**WHAT YOU WILL DO:**
Set the following entries down again exactly, line by line.

* BEGIN STORED RECORDS *

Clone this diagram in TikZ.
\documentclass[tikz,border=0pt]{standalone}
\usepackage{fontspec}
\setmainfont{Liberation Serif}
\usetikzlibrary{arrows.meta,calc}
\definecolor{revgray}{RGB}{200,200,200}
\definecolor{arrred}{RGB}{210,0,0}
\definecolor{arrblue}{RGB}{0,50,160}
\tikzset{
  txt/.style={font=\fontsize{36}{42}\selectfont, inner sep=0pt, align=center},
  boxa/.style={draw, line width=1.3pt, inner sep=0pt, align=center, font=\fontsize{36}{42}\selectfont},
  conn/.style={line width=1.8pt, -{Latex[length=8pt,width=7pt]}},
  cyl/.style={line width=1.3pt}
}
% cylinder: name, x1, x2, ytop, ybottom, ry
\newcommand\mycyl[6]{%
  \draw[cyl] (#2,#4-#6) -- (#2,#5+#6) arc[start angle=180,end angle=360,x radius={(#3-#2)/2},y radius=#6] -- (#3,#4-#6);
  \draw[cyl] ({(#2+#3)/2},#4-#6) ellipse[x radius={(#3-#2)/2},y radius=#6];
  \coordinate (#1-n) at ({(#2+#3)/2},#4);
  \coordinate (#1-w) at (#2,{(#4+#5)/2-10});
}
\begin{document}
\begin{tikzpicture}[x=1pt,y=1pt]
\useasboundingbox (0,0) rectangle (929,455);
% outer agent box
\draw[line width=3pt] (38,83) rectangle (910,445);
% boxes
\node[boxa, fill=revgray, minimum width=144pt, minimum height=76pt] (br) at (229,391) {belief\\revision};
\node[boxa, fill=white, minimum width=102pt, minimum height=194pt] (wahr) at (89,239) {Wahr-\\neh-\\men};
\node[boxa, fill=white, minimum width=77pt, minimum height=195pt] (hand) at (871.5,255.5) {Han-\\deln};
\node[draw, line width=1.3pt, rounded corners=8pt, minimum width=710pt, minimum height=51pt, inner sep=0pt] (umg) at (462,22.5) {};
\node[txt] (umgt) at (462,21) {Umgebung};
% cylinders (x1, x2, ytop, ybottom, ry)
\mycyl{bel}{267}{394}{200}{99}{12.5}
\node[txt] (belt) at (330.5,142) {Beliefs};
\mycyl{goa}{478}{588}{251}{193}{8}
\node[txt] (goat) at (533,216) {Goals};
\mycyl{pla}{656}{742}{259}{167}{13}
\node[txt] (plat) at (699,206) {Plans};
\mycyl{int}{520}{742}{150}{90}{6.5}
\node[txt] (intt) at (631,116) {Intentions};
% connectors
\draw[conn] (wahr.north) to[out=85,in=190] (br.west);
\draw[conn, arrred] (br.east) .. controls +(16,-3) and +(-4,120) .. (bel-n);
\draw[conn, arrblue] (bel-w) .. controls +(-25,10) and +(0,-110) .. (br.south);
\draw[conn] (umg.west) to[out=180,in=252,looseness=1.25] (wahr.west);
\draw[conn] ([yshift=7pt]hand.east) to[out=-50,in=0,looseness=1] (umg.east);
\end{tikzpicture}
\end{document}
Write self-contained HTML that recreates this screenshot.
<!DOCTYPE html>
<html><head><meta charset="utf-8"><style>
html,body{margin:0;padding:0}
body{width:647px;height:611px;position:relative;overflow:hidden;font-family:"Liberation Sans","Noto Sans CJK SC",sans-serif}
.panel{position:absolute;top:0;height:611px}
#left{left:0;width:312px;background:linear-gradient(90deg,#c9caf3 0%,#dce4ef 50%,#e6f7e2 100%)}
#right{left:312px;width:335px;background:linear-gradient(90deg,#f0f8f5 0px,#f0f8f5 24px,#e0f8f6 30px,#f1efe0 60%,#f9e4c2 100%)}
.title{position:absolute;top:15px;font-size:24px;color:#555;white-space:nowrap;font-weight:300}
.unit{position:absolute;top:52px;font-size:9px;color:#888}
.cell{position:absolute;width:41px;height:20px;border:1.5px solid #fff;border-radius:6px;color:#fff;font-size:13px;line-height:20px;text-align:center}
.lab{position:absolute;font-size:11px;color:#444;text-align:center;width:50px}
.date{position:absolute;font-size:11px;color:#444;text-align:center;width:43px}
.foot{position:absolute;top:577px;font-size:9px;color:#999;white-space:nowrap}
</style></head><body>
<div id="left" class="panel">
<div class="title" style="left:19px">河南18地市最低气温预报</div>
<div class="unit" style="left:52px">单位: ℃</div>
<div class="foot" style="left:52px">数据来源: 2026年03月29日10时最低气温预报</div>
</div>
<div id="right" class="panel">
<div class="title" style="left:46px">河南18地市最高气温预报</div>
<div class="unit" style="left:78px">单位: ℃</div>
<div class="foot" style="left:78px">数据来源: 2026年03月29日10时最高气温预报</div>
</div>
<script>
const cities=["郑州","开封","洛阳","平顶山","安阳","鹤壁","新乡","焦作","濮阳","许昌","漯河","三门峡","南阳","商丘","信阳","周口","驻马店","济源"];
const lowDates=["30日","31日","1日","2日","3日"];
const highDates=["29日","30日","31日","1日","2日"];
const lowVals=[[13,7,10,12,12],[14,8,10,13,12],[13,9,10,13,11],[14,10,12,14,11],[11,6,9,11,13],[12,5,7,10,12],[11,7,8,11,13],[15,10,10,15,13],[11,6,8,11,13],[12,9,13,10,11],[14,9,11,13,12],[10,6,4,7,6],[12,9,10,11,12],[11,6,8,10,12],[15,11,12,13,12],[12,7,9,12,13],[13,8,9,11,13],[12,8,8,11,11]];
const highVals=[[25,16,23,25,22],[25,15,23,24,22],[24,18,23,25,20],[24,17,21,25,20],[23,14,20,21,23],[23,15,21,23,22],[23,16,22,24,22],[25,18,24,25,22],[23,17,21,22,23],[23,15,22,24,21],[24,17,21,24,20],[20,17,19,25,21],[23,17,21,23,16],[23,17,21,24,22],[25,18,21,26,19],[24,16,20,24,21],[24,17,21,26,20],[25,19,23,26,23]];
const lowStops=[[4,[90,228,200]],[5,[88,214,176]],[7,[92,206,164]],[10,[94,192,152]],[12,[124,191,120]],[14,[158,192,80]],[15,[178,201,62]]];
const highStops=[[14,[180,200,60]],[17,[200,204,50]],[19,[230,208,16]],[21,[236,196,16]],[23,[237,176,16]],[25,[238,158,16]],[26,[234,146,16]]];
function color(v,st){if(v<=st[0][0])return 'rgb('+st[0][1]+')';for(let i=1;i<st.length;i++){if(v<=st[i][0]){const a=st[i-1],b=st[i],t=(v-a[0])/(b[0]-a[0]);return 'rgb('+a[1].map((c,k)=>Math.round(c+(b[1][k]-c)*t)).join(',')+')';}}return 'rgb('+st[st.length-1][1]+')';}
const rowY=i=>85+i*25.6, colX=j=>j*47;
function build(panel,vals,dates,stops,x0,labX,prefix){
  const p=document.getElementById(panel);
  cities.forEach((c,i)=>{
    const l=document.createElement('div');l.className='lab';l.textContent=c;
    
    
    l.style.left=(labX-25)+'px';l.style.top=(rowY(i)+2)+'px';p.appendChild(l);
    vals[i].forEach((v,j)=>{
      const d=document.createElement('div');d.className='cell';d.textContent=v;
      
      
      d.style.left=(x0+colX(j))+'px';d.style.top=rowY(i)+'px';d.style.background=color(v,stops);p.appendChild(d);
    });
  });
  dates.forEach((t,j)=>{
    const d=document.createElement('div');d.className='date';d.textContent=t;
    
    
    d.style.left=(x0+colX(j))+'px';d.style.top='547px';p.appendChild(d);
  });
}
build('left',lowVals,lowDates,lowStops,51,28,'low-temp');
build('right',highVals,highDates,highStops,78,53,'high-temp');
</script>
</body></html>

* END STORED RECORDS *

**THE RESULT:**
Clone this diagram in TikZ.
\documentclass[tikz,border=0pt]{standalone}
\usepackage{fontspec}
\setmainfont{Liberation Serif}
\usetikzlibrary{arrows.meta,calc}
\definecolor{revgray}{RGB}{200,200,200}
\definecolor{arrred}{RGB}{210,0,0}
\definecolor{arrblue}{RGB}{0,50,160}
\tikzset{
  txt/.style={font=\fontsize{36}{42}\selectfont, inner sep=0pt, align=center},
  boxa/.style={draw, line width=1.3pt, inner sep=0pt, align=center, font=\fontsize{36}{42}\selectfont},
  conn/.style={line width=1.8pt, -{Latex[length=8pt,width=7pt]}},
  cyl/.style={line width=1.3pt}
}
% cylinder: name, x1, x2, ytop, ybottom, ry
\newcommand\mycyl[6]{%
  \draw[cyl] (#2,#4-#6) -- (#2,#5+#6) arc[start angle=180,end angle=360,x radius={(#3-#2)/2},y radius=#6] -- (#3,#4-#6);
  \draw[cyl] ({(#2+#3)/2},#4-#6) ellipse[x radius={(#3-#2)/2},y radius=#6];
  \coordinate (#1-n) at ({(#2+#3)/2},#4);
  \coordinate (#1-w) at (#2,{(#4+#5)/2-10});
}
\begin{document}
\begin{tikzpicture}[x=1pt,y=1pt]
\useasboundingbox (0,0) rectangle (929,455);
% outer agent box
\draw[line width=3pt] (38,83) rectangle (910,445);
% boxes
\node[boxa, fill=revgray, minimum width=144pt, minimum height=76pt] (br) at (229,391) {belief\\revision};
\node[boxa, fill=white, minimum width=102pt, minimum height=194pt] (wahr) at (89,239) {Wahr-\\neh-\\men};
\node[boxa, fill=white, minimum width=77pt, minimum height=195pt] (hand) at (871.5,255.5) {Han-\\deln};
\node[draw, line width=1.3pt, rounded corners=8pt, minimum width=710pt, minimum height=51pt, inner sep=0pt] (umg) at (462,22.5) {};
\node[txt] (umgt) at (462,21) {Umgebung};
% cylinders (x1, x2, ytop, ybottom, ry)
\mycyl{bel}{267}{394}{200}{99}{12.5}
\node[txt] (belt) at (330.5,142) {Beliefs};
\mycyl{goa}{478}{588}{251}{193}{8}
\node[txt] (goat) at (533,216) {Goals};
\mycyl{pla}{656}{742}{259}{167}{13}
\node[txt] (plat) at (699,206) {Plans};
\mycyl{int}{520}{742}{150}{90}{6.5}
\node[txt] (intt) at (631,116) {Intentions};
% connectors
\draw[conn] (wahr.north) to[out=85,in=190] (br.west);
\draw[conn, arrred] (br.east) .. controls +(16,-3) and +(-4,120) .. (bel-n);
\draw[conn, arrblue] (bel-w) .. controls +(-25,10) and +(0,-110) .. (br.south);
\draw[conn] (umg.west) to[out=180,in=252,looseness=1.25] (wahr.west);
\draw[conn] ([yshift=7pt]hand.east) to[out=-50,in=0,looseness=1] (umg.east);
\end{tikzpicture}
\end{document}
Write self-contained HTML that recreates this screenshot.
<!DOCTYPE html>
<html><head><meta charset="utf-8"><style>
html,body{margin:0;padding:0}
body{width:647px;height:611px;position:relative;overflow:hidden;font-family:"Liberation Sans","Noto Sans CJK SC",sans-serif}
.panel{position:absolute;top:0;height:611px}
#left{left:0;width:312px;background:linear-gradient(90deg,#c9caf3 0%,#dce4ef 50%,#e6f7e2 100%)}
#right{left:312px;width:335px;background:linear-gradient(90deg,#f0f8f5 0px,#f0f8f5 24px,#e0f8f6 30px,#f1efe0 60%,#f9e4c2 100%)}
.title{position:absolute;top:15px;font-size:24px;color:#555;white-space:nowrap;font-weight:300}
.unit{position:absolute;top:52px;font-size:9px;color:#888}
.cell{position:absolute;width:41px;height:20px;border:1.5px solid #fff;border-radius:6px;color:#fff;font-size:13px;line-height:20px;text-align:center}
.lab{position:absolute;font-size:11px;color:#444;text-align:center;width:50px}
.date{position:absolute;font-size:11px;color:#444;text-align:center;width:43px}
.foot{position:absolute;top:577px;font-size:9px;color:#999;white-space:nowrap}
</style></head><body>
<div id="left" class="panel">
<div class="title" style="left:19px">河南18地市最低气温预报</div>
<div class="unit" style="left:52px">单位: ℃</div>
<div class="foot" style="left:52px">数据来源: 2026年03月29日10时最低气温预报</div>
</div>
<div id="right" class="panel">
<div class="title" style="left:46px">河南18地市最高气温预报</div>
<div class="unit" style="left:78px">单位: ℃</div>
<div class="foot" style="left:78px">数据来源: 2026年03月29日10时最高气温预报</div>
</div>
<script>
const cities=["郑州","开封","洛阳","平顶山","安阳","鹤壁","新乡","焦作","濮阳","许昌","漯河","三门峡","南阳","商丘","信阳","周口","驻马店","济源"];
const lowDates=["30日","31日","1日","2日","3日"];
const highDates=["29日","30日","31日","1日","2日"];
const lowVals=[[13,7,10,12,12],[14,8,10,13,12],[13,9,10,13,11],[14,10,12,14,11],[11,6,9,11,13],[12,5,7,10,12],[11,7,8,11,13],[15,10,10,15,13],[11,6,8,11,13],[12,9,13,10,11],[14,9,11,13,12],[10,6,4,7,6],[12,9,10,11,12],[11,6,8,10,12],[15,11,12,13,12],[12,7,9,12,13],[13,8,9,11,13],[12,8,8,11,11]];
const highVals=[[25,16,23,25,22],[25,15,23,24,22],[24,18,23,25,20],[24,17,21,25,20],[23,14,20,21,23],[23,15,21,23,22],[23,16,22,24,22],[25,18,24,25,22],[23,17,21,22,23],[23,15,22,24,21],[24,17,21,24,20],[20,17,19,25,21],[23,17,21,23,16],[23,17,21,24,22],[25,18,21,26,19],[24,16,20,24,21],[24,17,21,26,20],[25,19,23,26,23]];
const lowStops=[[4,[90,228,200]],[5,[88,214,176]],[7,[92,206,164]],[10,[94,192,152]],[12,[124,191,120]],[14,[158,192,80]],[15,[178,201,62]]];
const highStops=[[14,[180,200,60]],[17,[200,204,50]],[19,[230,208,16]],[21,[236,196,16]],[23,[237,176,16]],[25,[238,158,16]],[26,[234,146,16]]];
function color(v,st){if(v<=st[0][0])return 'rgb('+st[0][1]+')';for(let i=1;i<st.length;i++){if(v<=st[i][0]){const a=st[i-1],b=st[i],t=(v-a[0])/(b[0]-a[0]);return 'rgb('+a[1].map((c,k)=>Math.round(c+(b[1][k]-c)*t)).join(',')+')';}}return 'rgb('+st[st.length-1][1]+')';}
const rowY=i=>85+i*25.6, colX=j=>j*47;
function build(panel,vals,dates,stops,x0,labX,prefix){
  const p=document.getElementById(panel);
  cities.forEach((c,i)=>{
    const l=document.createElement('div');l.className='lab';l.textContent=c;
    
    
    l.style.left=(labX-25)+'px';l.style.top=(rowY(i)+2)+'px';p.appendChild(l);
    vals[i].forEach((v,j)=>{
      const d=document.createElement('div');d.className='cell';d.textContent=v;
      
      
      d.style.left=(x0+colX(j))+'px';d.style.top=rowY(i)+'px';d.style.background=color(v,stops);p.appendChild(d);
    });
  });
  dates.forEach((t,j)=>{
    const d=document.createElement('div');d.className='date';d.textContent=t;
    
    
    d.style.left=(x0+colX(j))+'px';d.style.top='547px';p.appendChild(d);
  });
}
build('left',lowVals,lowDates,lowStops,51,28,'low-temp');
build('right',highVals,highDates,highStops,78,53,'high-temp');
</script>
</body></html>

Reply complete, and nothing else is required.